- Developer: Springboard Software
- Publisher: Counterpoint Software
- Platforms: Apple II, Atari 8-bit, Commodore 64, IBM PC, Mac, TRS-80, TRS-80 Color Computer
- Release: 1982: Atari 8-bit 1983: Apple II, C64, TRS-80, CoCo 1984: IBM PC 1986: Mac
- Genre: Educational
- Mode: Single-player

= Early Games =

1982 educational video game

Early Games (shown as Early Games for Young Children on the title screen) is an educational video game by Counterpoint Software and Springboard Software and released for Atari 8-bit computers in 1982. It was designed by John Paulson. The game contains educational mini-games targeted at preschoolers and designed to teach basic math, language, and logic skills. It was part of the Skill Builder series, along with Fraction Factory, Match Maker, and Piece of Cake.

==Reception==

Title screen

By April 6, 1985, Early Games had maintained an 18-week streak on the Billboard charts for Top Educational Software. After dropping off the charts the following week, it re-entered at #5 on April 20, 1985. By August of that year, the game would spend a total of 36 weeks on the charts, then sitting at #3. On May 3, 1986, the game re-entered the charts again, at #8.

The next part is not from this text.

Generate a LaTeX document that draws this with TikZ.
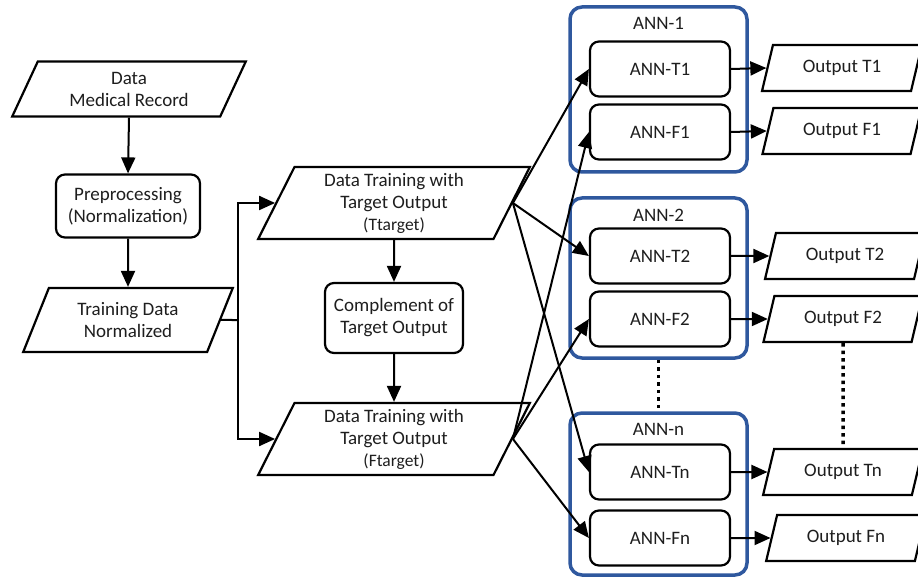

PC Magazine negatively compared Early Games for Young Childrens graphics to those of competing title My Letters, Numbers, and Words, through it praised the user friendliness of the former's menu, ultimately giving the program a score of 10.5/18. My Letters, Numbers, and Words received a score of 14.5/18 by comparison. Texas Monthly thought the game was "easy to operate", and added that both the game and Kids on Keys (from Spinnaker Software) were great options to serve as first experiences for young players to have with computers. InfoWorld's Essential Guide to Atari Computers recommended Early Games and Fraction Factory among educational software for the Atari 8-bit.